In a sense, the gut suspicions of the mythical Australian, American or Swede quoted above are on the right track. Foreign aid is a waste – for the poor in the Third World who it is supposedly designed to benefit and for those taxpayers in the West who believe it is helping the poor to become self-reliant.

‘Foreign aid,' said President Kennedy, 'is a method by which the United States maintains a position of influence and power around the world'

In practice, the humanitarian aims of aid are often usurped by more utilitarian political and commercial concerns. Despite heart-on-the-sleeve pledges to phase out aid ‘tied’ to the purchase of goods and services of the donor country, this brand of aid is becoming more predominant not less. For manufacturers and exporters in rich countries it’s a boon. Yet Third World nations are denied the option of choice when they can often get better and cheaper goods on the open market.

Government foreign aid programmes can open channels to new markets and suppliers of raw materials. And aid can be used to buy friends and create spheres of interest. Nearly 20 years ago US President Kennedy put the case bluntly. He said: ‘Foreign aid is a method by which the United States maintains a position of influence and power around the world, and sustains a good many countries which would definitely collapse, or pass into the Communist bloc.’

The amount of aid received by a poor country has less to do with poverty than with how much it is willing to accommodate itself to the current global economic system. And that is in itself a stunning contradiction; since on the surface, at least, aid stems from a recognition that the present economic order is terribly out-of-joint. If anything has emerged from various international conferences and North-South encounters over recent years, it is that something must be done to correct the unjust balance of wealth and power between rich and poor nations.

Jamaican Prime Minister Michael Manley describes the development process amidst this economic discrimination as ‘trying to walk up the down escalator’. He uses the example of deteriorating terms of trade between sugar and tractors. In 1965 it took 21 tons of Jamaican sugar exports to earn the dollars to buy one Ford tractor. By 1979, the equivalent tractor cost 58 tons of sugar.

As long as these basic structural inequalities characterize the relationship between the developed and the underdeveloped world no amount of aid can tip the balance. For aid is only one small link in a long chain of interdependence between fundamentally unequal partners. And the result of such a lopsided partnership is inevitable – the continued dependence of the weak on the strong.

The first principle of aid should be to create a world where it’s no longer necessary. So the critical question is whether government aid can change the existing inequalities of power. If not, the danger is that it will either exacerbate them or bypass them altogether. Tragically, foreign aid very often seems to do both.

Even though it is playing against impossible odds, the Third World already finances most of its own development – without aid.
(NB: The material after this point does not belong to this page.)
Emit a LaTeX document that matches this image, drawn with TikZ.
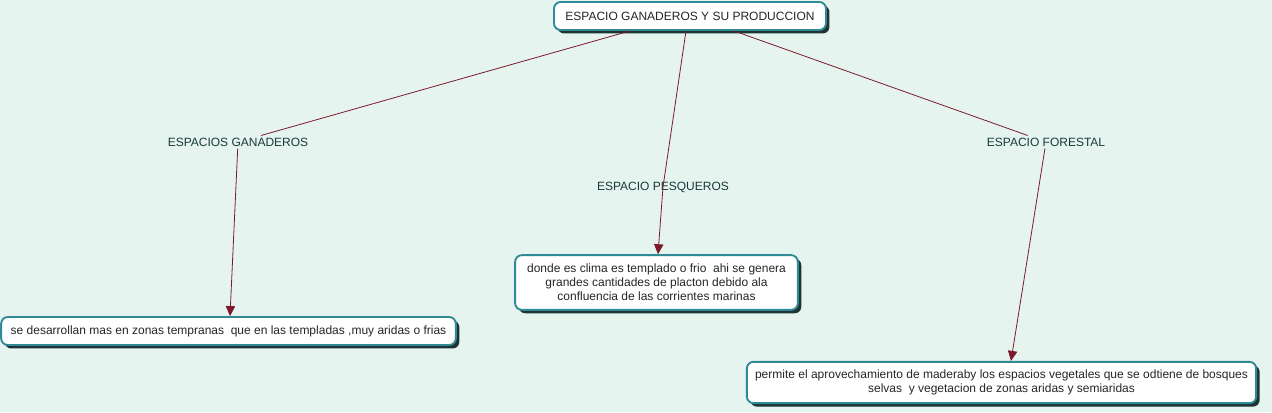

The underdeveloped nations earned $300 billion from exports in 1977 and received barely $20 billion from all forms of aid. Even the poorest nations are investing 15 per cent of their GNP in development – more than today’s rich countries did during their industrial heyday.

While aid and other flows of capital from North to South may be the extra fuel necessary to keep the world’s economic engines from sputtering to a halt, they are not the major source of power. In the end, no amount of aid can substitute for the tremendous social and political changes necessary to mobilize the energies and talents of the poor for themselves.

If with scrutiny and careful planning government aid can assist in that effort, so much the better. If it cannot, then it should be stopped.